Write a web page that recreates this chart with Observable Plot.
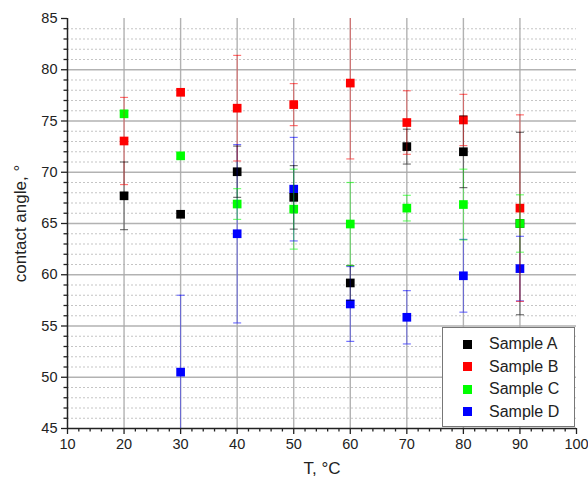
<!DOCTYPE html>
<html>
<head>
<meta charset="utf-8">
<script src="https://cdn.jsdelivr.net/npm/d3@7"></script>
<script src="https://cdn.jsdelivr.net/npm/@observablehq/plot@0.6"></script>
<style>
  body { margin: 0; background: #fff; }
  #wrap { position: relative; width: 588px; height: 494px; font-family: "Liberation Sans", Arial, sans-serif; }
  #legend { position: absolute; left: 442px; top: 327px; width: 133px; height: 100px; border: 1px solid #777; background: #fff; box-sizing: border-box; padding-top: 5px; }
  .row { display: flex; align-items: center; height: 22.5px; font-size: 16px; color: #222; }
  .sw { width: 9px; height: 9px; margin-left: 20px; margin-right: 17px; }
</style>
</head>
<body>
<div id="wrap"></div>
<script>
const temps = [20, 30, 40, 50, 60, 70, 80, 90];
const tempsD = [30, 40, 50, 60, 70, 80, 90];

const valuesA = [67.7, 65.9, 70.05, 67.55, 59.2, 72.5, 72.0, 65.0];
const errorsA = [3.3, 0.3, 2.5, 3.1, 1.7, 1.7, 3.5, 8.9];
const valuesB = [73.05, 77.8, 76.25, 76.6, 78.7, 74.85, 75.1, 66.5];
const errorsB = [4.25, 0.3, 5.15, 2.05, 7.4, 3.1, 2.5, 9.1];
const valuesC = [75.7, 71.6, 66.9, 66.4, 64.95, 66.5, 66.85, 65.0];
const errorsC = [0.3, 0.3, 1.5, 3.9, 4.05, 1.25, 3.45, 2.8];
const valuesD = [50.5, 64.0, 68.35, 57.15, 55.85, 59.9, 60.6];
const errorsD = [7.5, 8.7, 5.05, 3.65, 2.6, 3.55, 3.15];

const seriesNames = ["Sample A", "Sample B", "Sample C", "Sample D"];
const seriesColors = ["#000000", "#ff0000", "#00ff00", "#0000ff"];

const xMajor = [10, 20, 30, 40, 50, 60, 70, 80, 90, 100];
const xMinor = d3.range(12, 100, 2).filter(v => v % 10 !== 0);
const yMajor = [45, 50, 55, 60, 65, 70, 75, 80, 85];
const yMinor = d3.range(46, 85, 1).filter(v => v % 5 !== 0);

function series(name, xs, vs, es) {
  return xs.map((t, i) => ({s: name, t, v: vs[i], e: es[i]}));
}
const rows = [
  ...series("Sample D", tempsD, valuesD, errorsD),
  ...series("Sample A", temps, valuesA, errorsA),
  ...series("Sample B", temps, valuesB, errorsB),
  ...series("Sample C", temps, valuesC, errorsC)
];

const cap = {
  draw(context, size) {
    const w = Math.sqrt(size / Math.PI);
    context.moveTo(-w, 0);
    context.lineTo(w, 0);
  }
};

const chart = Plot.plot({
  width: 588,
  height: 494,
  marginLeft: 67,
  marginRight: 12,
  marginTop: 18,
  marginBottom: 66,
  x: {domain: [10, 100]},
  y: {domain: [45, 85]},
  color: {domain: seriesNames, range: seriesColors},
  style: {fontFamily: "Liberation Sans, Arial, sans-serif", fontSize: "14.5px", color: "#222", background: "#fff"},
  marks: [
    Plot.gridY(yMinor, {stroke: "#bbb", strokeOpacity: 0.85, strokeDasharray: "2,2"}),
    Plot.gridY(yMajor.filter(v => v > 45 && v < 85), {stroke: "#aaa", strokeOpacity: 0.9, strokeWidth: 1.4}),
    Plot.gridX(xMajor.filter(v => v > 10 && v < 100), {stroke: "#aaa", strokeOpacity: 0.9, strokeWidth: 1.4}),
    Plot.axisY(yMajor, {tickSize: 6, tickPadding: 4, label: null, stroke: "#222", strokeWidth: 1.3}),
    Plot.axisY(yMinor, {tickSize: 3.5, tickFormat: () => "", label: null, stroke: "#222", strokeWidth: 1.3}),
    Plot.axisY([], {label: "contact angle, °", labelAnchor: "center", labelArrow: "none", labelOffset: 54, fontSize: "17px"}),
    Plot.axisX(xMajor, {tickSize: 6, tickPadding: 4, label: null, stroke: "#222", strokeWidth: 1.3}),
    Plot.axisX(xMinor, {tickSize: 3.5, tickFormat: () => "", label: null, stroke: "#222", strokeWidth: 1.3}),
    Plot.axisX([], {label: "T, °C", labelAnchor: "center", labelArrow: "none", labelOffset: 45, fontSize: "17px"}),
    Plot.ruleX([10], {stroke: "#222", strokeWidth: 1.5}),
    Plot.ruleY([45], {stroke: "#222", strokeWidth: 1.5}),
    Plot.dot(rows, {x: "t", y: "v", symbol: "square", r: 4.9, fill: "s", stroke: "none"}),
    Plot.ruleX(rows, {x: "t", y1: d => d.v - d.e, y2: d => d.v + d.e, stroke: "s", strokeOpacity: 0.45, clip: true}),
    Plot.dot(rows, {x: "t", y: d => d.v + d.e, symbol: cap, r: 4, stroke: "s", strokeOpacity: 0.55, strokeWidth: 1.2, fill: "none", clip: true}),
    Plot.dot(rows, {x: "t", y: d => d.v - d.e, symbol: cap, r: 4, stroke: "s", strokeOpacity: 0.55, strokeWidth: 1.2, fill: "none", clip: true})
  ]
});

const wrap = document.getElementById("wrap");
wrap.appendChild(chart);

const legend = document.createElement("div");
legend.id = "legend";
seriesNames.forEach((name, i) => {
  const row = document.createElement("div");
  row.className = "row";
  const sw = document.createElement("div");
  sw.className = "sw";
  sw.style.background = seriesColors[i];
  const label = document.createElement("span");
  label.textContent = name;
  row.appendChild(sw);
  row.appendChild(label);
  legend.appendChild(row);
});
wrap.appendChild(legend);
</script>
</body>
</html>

_ _ _ _ _

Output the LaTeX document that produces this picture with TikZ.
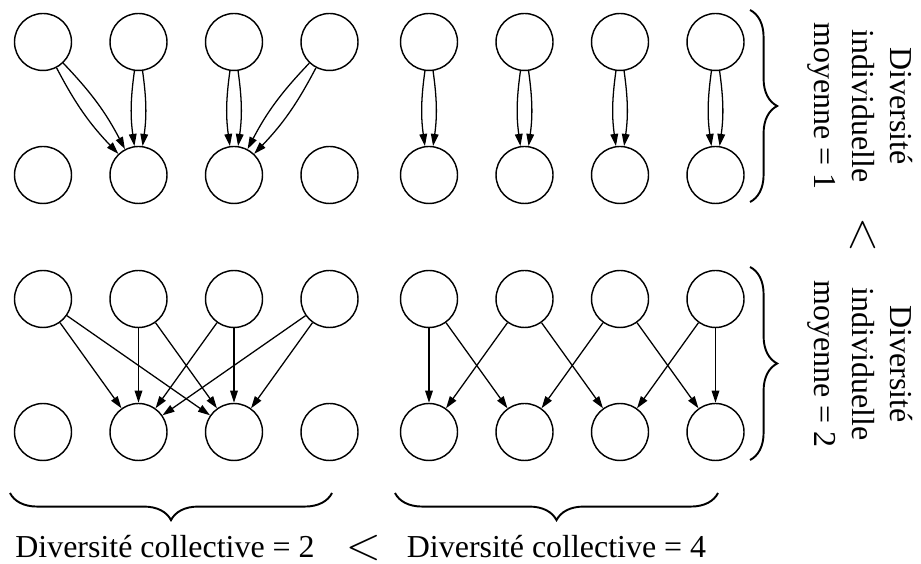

_ _ _ _ _

The problem: For the material above, give again only the lines starting at the line that contains "Write a web" and ending at the line that contains "const tempsD = [30, 40, 50, 60, 70, 80, 90];". Pictures do not belong in the copy.

Reply:
Write a web page that recreates this chart with Observable Plot.
<!DOCTYPE html>
<html>
<head>
<meta charset="utf-8">
<script src="https://cdn.jsdelivr.net/npm/d3@7"></script>
<script src="https://cdn.jsdelivr.net/npm/@observablehq/plot@0.6"></script>
<style>
  body { margin: 0; background: #fff; }
  #wrap { position: relative; width: 588px; height: 494px; font-family: "Liberation Sans", Arial, sans-serif; }
  #legend { position: absolute; left: 442px; top: 327px; width: 133px; height: 100px; border: 1px solid #777; background: #fff; box-sizing: border-box; padding-top: 5px; }
  .row { display: flex; align-items: center; height: 22.5px; font-size: 16px; color: #222; }
  .sw { width: 9px; height: 9px; margin-left: 20px; margin-right: 17px; }
</style>
</head>
<body>
<div id="wrap"></div>
<script>
const temps = [20, 30, 40, 50, 60, 70, 80, 90];
const tempsD = [30, 40, 50, 60, 70, 80, 90];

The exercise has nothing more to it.